Objective
Go through the material and write it all out exactly, minus the pictures.
- - - - - - -
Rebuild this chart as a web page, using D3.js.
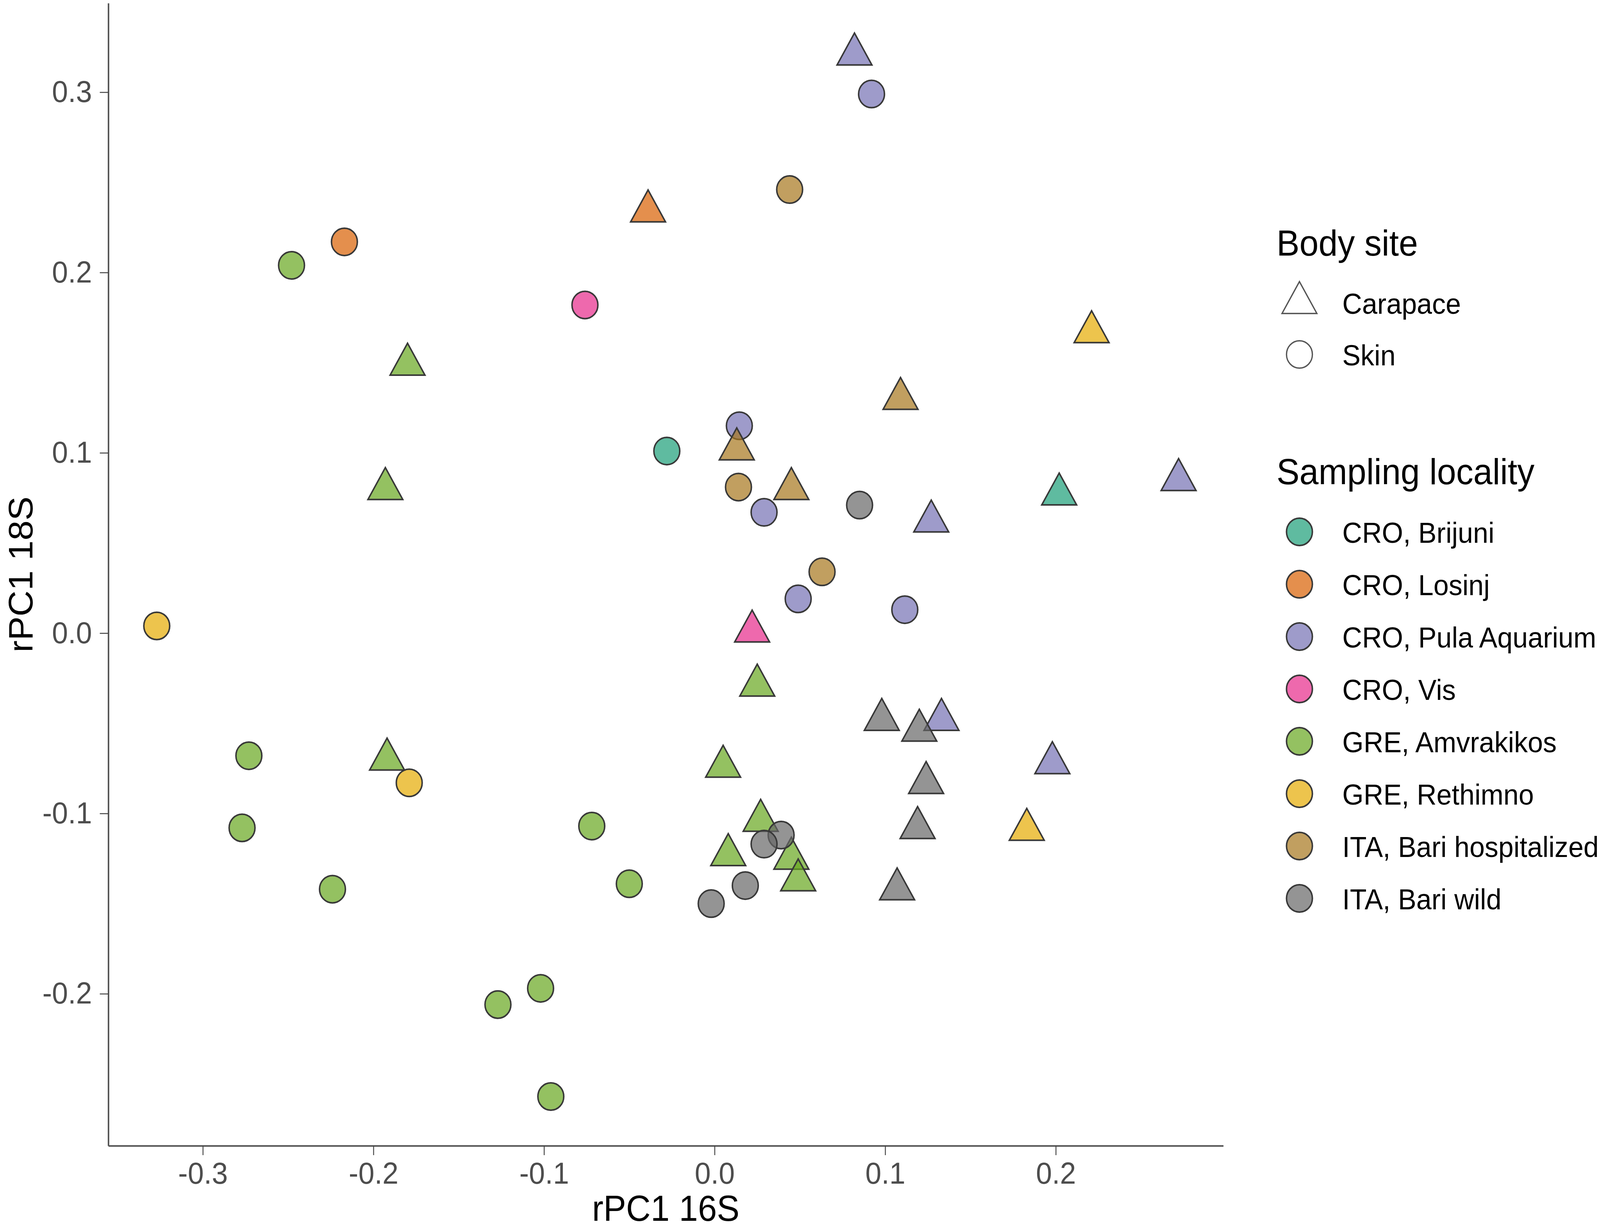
<!DOCTYPE html>
<meta charset="utf-8">
<style>
html, body { margin: 0; padding: 0; background: #fff; overflow: hidden; }
svg { display: block; width: 100vw; height: 100vh; }
text { font-family: "Liberation Sans", Arial, sans-serif; }
.axis .domain { stroke: #505050; stroke-width: 4px; }
.axis .tick line { stroke: #454545; stroke-width: 2.5px; }
.axis .tick text { fill: #4d4d4d; font-size: 78px; }
</style>
<body>
<script src="https://d3js.org/d3.v7.min.js"></script>
<script>
// sampling localities and their colours (Dark2, drawn at alpha 0.7)
var localities = ["CRO, Brijuni", "CRO, Losinj", "CRO, Pula Aquarium", "CRO, Vis",
                  "GRE, Amvrakikos", "GRE, Rethimno", "ITA, Bari hospitalized", "ITA, Bari wild"];
var palette = ["#1B9E77", "#D95F02", "#7570B3", "#E7298A", "#66A61E", "#E6AB02", "#A6761D", "#666666"];
var bodySites = ["Carapace", "Skin"];

var xTicks = [-0.3, -0.2, -0.1, 0.0, 0.1, 0.2];
var yTicks = [-0.2, -0.1, 0.0, 0.1, 0.2, 0.3];

// points per locality: [rPC1 16S, rPC1 18S, body site]
var brijuni = [[-0.028, 0.101, "Skin"], [0.202, 0.077, "Carapace"]];
var losinj = [[-0.217, 0.217, "Skin"], [-0.039, 0.234, "Carapace"]];
var pula = [[0.082, 0.321, "Carapace"], [0.092, 0.299, "Skin"], [0.0145, 0.115, "Skin"],
            [0.029, 0.067, "Skin"], [0.127, 0.062, "Carapace"], [0.272, 0.085, "Carapace"],
            [0.049, 0.019, "Skin"], [0.1115, 0.013, "Skin"], [0.133, -0.048, "Carapace"],
            [0.198, -0.072, "Carapace"]];
var vis = [[-0.076, 0.182, "Skin"], [0.022, 0.001, "Carapace"]];
var amvrakikos = [[-0.248, 0.204, "Skin"], [-0.180, 0.149, "Carapace"], [-0.193, 0.080, "Carapace"],
                  [-0.273, -0.068, "Skin"], [-0.192, -0.070, "Carapace"], [-0.277, -0.108, "Skin"],
                  [-0.224, -0.142, "Skin"], [-0.072, -0.107, "Skin"], [-0.050, -0.139, "Skin"],
                  [-0.127, -0.206, "Skin"], [-0.102, -0.197, "Skin"], [-0.096, -0.257, "Skin"],
                  [0.025, -0.029, "Carapace"], [0.005, -0.074, "Carapace"], [0.027, -0.104, "Carapace"],
                  [0.008, -0.123, "Carapace"], [0.045, -0.125, "Carapace"], [0.049, -0.137, "Carapace"]];
var rethimno = [[-0.327, 0.004, "Skin"], [-0.179, -0.083, "Skin"], [0.221, 0.167, "Carapace"],
                [0.183, -0.109, "Carapace"]];
var bariHosp = [[0.044, 0.246, "Skin"], [0.109, 0.130, "Carapace"], [0.013, 0.102, "Carapace"],
                [0.014, 0.081, "Skin"], [0.045, 0.080, "Carapace"], [0.063, 0.034, "Skin"]];
var bariWild = [[0.085, 0.071, "Skin"], [0.098, -0.048, "Carapace"], [0.120, -0.054, "Carapace"],
                [0.124, -0.083, "Carapace"], [0.119, -0.108, "Carapace"], [0.107, -0.142, "Carapace"],
                [0.039, -0.112, "Skin"], [0.029, -0.117, "Skin"], [0.018, -0.140, "Skin"],
                [-0.002, -0.150, "Skin"]];

var groups = [brijuni, losinj, pula, vis, amvrakikos, rethimno, bariHosp, bariWild];

// flatten into one list for the marks
var points = [];
groups.forEach(function(g, i) {
  g.forEach(function(p) {
    points.push({x: p[0], y: p[1], site: p[2], loc: localities[i]});
  });
});

var W = 4328, H = 3145;
var plot = {left: 293, right: 3309, top: 8, bottom: 2932};

// fixed drawing space, stretched over the whole window
var svg = d3.select("body").append("svg")
    .attr("viewBox", "0 0 " + W + " " + H)
    .attr("preserveAspectRatio", "none");

var x = d3.scaleLinear().domain([-0.3554, 0.2982]).range([plot.left, plot.right]);
var y = d3.scaleLinear().domain([-0.2843, 0.3494]).range([plot.bottom, plot.top]);

var color = d3.scaleOrdinal().domain(localities).range(palette);
var shape = d3.scaleOrdinal().domain(bodySites).range([d3.symbolTriangle, d3.symbolCircle]);
var markSize = 3850;
var symbol = d3.symbol().size(markSize);

function fmt(d) { return (Math.abs(d) < 1e-9 ? 0 : d).toFixed(1); }

// axes
svg.append("g")
    .attr("class", "axis")
    .attr("transform", "translate(0," + plot.bottom + ")")
    .call(d3.axisBottom(x).tickValues(xTicks).tickFormat(fmt)
      .tickSize(24).tickSizeOuter(0).tickPadding(18));

svg.append("g")
    .attr("class", "axis")
    .attr("transform", "translate(" + plot.left + ",0)")
    .call(d3.axisLeft(y).tickValues(yTicks).tickFormat(fmt)
      .tickSize(23).tickSizeOuter(0).tickPadding(21));

svg.selectAll(".axis text").attr("font-family", null);

// points
svg.append("g").selectAll("path")
    .data(points)
  .enter().append("path")
    .attr("transform", function(d) { return "translate(" + x(d.x) + "," + y(d.y) + ")"; })
    .attr("d", function(d) { return symbol.type(shape(d.site))(); })
    .attr("fill", function(d) { return color(d.loc); })
    .attr("fill-opacity", 0.7)
    .attr("stroke", "#383838")
    .attr("stroke-width", 4);

// axis titles
svg.append("text")
    .attr("x", (plot.left + plot.right) / 2)
    .attr("y", 3124)
    .attr("text-anchor", "middle")
    .attr("font-size", 92)
    .attr("fill", "#000")
    .text("rPC1 16S");

svg.append("text")
    .attr("transform", "translate(88," + (plot.top + plot.bottom) / 2 + ") rotate(-90)")
    .attr("text-anchor", "middle")
    .attr("font-size", 92)
    .attr("fill", "#000")
    .text("rPC1 18S");

// legend: body site
var lg = svg.append("g");
var keyX = 3515, labelX = 3631, step = 134;

lg.append("text")
    .attr("x", 3453).attr("y", 654)
    .attr("font-size", 93)
    .text("Body site");

bodySites.forEach(function(s, i) {
  var cy = 775 + i * 132;
  lg.append("path")
      .attr("transform", "translate(" + keyX + "," + cy + ")")
      .attr("d", symbol.type(shape(s))())
      .attr("fill", "none")
      .attr("stroke", "#555")
      .attr("stroke-width", 3.5);
  lg.append("text")
      .attr("x", labelX).attr("y", cy + 28)
      .attr("font-size", 74)
      .text(s);
});

// legend: sampling locality
lg.append("text")
    .attr("x", 3453).attr("y", 1239)
    .attr("font-size", 93)
    .text("Sampling locality");

localities.forEach(function(l, i) {
  var cy = 1361 + i * step;
  lg.append("path")
      .attr("transform", "translate(" + keyX + "," + cy + ")")
      .attr("d", symbol.type(d3.symbolCircle)())
      .attr("fill", color(l))
      .attr("fill-opacity", 0.7)
      .attr("stroke", "#383838")
      .attr("stroke-width", 4);
  lg.append("text")
      .attr("x", labelX).attr("y", cy + 28)
      .attr("font-size", 74)
      .text(l);
});
</script>
</body>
- - - - - - -
Output of the exercise
Rebuild this chart as a web page, using D3.js.
<!DOCTYPE html>
<meta charset="utf-8">
<style>
html, body { margin: 0; padding: 0; background: #fff; overflow: hidden; }
svg { display: block; width: 100vw; height: 100vh; }
text { font-family: "Liberation Sans", Arial, sans-serif; }
.axis .domain { stroke: #505050; stroke-width: 4px; }
.axis .tick line { stroke: #454545; stroke-width: 2.5px; }
.axis .tick text { fill: #4d4d4d; font-size: 78px; }
</style>
<body>
<script src="https://d3js.org/d3.v7.min.js"></script>
<script>
// sampling localities and their colours (Dark2, drawn at alpha 0.7)
var localities = ["CRO, Brijuni", "CRO, Losinj", "CRO, Pula Aquarium", "CRO, Vis",
                  "GRE, Amvrakikos", "GRE, Rethimno", "ITA, Bari hospitalized", "ITA, Bari wild"];
var palette = ["#1B9E77", "#D95F02", "#7570B3", "#E7298A", "#66A61E", "#E6AB02", "#A6761D", "#666666"];
var bodySites = ["Carapace", "Skin"];

var xTicks = [-0.3, -0.2, -0.1, 0.0, 0.1, 0.2];
var yTicks = [-0.2, -0.1, 0.0, 0.1, 0.2, 0.3];

// points per locality: [rPC1 16S, rPC1 18S, body site]
var brijuni = [[-0.028, 0.101, "Skin"], [0.202, 0.077, "Carapace"]];
var losinj = [[-0.217, 0.217, "Skin"], [-0.039, 0.234, "Carapace"]];
var pula = [[0.082, 0.321, "Carapace"], [0.092, 0.299, "Skin"], [0.0145, 0.115, "Skin"],
            [0.029, 0.067, "Skin"], [0.127, 0.062, "Carapace"], [0.272, 0.085, "Carapace"],
            [0.049, 0.019, "Skin"], [0.1115, 0.013, "Skin"], [0.133, -0.048, "Carapace"],
            [0.198, -0.072, "Carapace"]];
var vis = [[-0.076, 0.182, "Skin"], [0.022, 0.001, "Carapace"]];
var amvrakikos = [[-0.248, 0.204, "Skin"], [-0.180, 0.149, "Carapace"], [-0.193, 0.080, "Carapace"],
                  [-0.273, -0.068, "Skin"], [-0.192, -0.070, "Carapace"], [-0.277, -0.108, "Skin"],
                  [-0.224, -0.142, "Skin"], [-0.072, -0.107, "Skin"], [-0.050, -0.139, "Skin"],
                  [-0.127, -0.206, "Skin"], [-0.102, -0.197, "Skin"], [-0.096, -0.257, "Skin"],
                  [0.025, -0.029, "Carapace"], [0.005, -0.074, "Carapace"], [0.027, -0.104, "Carapace"],
                  [0.008, -0.123, "Carapace"], [0.045, -0.125, "Carapace"], [0.049, -0.137, "Carapace"]];
var rethimno = [[-0.327, 0.004, "Skin"], [-0.179, -0.083, "Skin"], [0.221, 0.167, "Carapace"],
                [0.183, -0.109, "Carapace"]];
var bariHosp = [[0.044, 0.246, "Skin"], [0.109, 0.130, "Carapace"], [0.013, 0.102, "Carapace"],
                [0.014, 0.081, "Skin"], [0.045, 0.080, "Carapace"], [0.063, 0.034, "Skin"]];
var bariWild = [[0.085, 0.071, "Skin"], [0.098, -0.048, "Carapace"], [0.120, -0.054, "Carapace"],
                [0.124, -0.083, "Carapace"], [0.119, -0.108, "Carapace"], [0.107, -0.142, "Carapace"],
                [0.039, -0.112, "Skin"], [0.029, -0.117, "Skin"], [0.018, -0.140, "Skin"],
                [-0.002, -0.150, "Skin"]];

var groups = [brijuni, losinj, pula, vis, amvrakikos, rethimno, bariHosp, bariWild];

// flatten into one list for the marks
var points = [];
groups.forEach(function(g, i) {
  g.forEach(function(p) {
    points.push({x: p[0], y: p[1], site: p[2], loc: localities[i]});
  });
});

var W = 4328, H = 3145;
var plot = {left: 293, right: 3309, top: 8, bottom: 2932};

// fixed drawing space, stretched over the whole window
var svg = d3.select("body").append("svg")
    .attr("viewBox", "0 0 " + W + " " + H)
    .attr("preserveAspectRatio", "none");

var x = d3.scaleLinear().domain([-0.3554, 0.2982]).range([plot.left, plot.right]);
var y = d3.scaleLinear().domain([-0.2843, 0.3494]).range([plot.bottom, plot.top]);

var color = d3.scaleOrdinal().domain(localities).range(palette);
var shape = d3.scaleOrdinal().domain(bodySites).range([d3.symbolTriangle, d3.symbolCircle]);
var markSize = 3850;
var symbol = d3.symbol().size(markSize);

function fmt(d) { return (Math.abs(d) < 1e-9 ? 0 : d).toFixed(1); }

// axes
svg.append("g")
    .attr("class", "axis")
    .attr("transform", "translate(0," + plot.bottom + ")")
    .call(d3.axisBottom(x).tickValues(xTicks).tickFormat(fmt)
      .tickSize(24).tickSizeOuter(0).tickPadding(18));

svg.append("g")
    .attr("class", "axis")
    .attr("transform", "translate(" + plot.left + ",0)")
    .call(d3.axisLeft(y).tickValues(yTicks).tickFormat(fmt)
      .tickSize(23).tickSizeOuter(0).tickPadding(21));

svg.selectAll(".axis text").attr("font-family", null);

// points
svg.append("g").selectAll("path")
    .data(points)
  .enter().append("path")
    .attr("transform", function(d) { return "translate(" + x(d.x) + "," + y(d.y) + ")"; })
    .attr("d", function(d) { return symbol.type(shape(d.site))(); })
    .attr("fill", function(d) { return color(d.loc); })
    .attr("fill-opacity", 0.7)
    .attr("stroke", "#383838")
    .attr("stroke-width", 4);

// axis titles
svg.append("text")
    .attr("x", (plot.left + plot.right) / 2)
    .attr("y", 3124)
    .attr("text-anchor", "middle")
    .attr("font-size", 92)
    .attr("fill", "#000")
    .text("rPC1 16S");

svg.append("text")
    .attr("transform", "translate(88," + (plot.top + plot.bottom) / 2 + ") rotate(-90)")
    .attr("text-anchor", "middle")
    .attr("font-size", 92)
    .attr("fill", "#000")
    .text("rPC1 18S");

// legend: body site
var lg = svg.append("g");
var keyX = 3515, labelX = 3631, step = 134;

lg.append("text")
    .attr("x", 3453).attr("y", 654)
    .attr("font-size", 93)
    .text("Body site");

bodySites.forEach(function(s, i) {
  var cy = 775 + i * 132;
  lg.append("path")
      .attr("transform", "translate(" + keyX + "," + cy + ")")
      .attr("d", symbol.type(shape(s))())
      .attr("fill", "none")
      .attr("stroke", "#555")
      .attr("stroke-width", 3.5);
  lg.append("text")
      .attr("x", labelX).attr("y", cy + 28)
      .attr("font-size", 74)
      .text(s);
});

// legend: sampling locality
lg.append("text")
    .attr("x", 3453).attr("y", 1239)
    .attr("font-size", 93)
    .text("Sampling locality");

localities.forEach(function(l, i) {
  var cy = 1361 + i * step;
  lg.append("path")
      .attr("transform", "translate(" + keyX + "," + cy + ")")
      .attr("d", symbol.type(d3.symbolCircle)())
      .attr("fill", color(l))
      .attr("fill-opacity", 0.7)
      .attr("stroke", "#383838")
      .attr("stroke-width", 4);
  lg.append("text")
      .attr("x", labelX).attr("y", cy + 28)
      .attr("font-size", 74)
      .text(l);
});
</script>
</body>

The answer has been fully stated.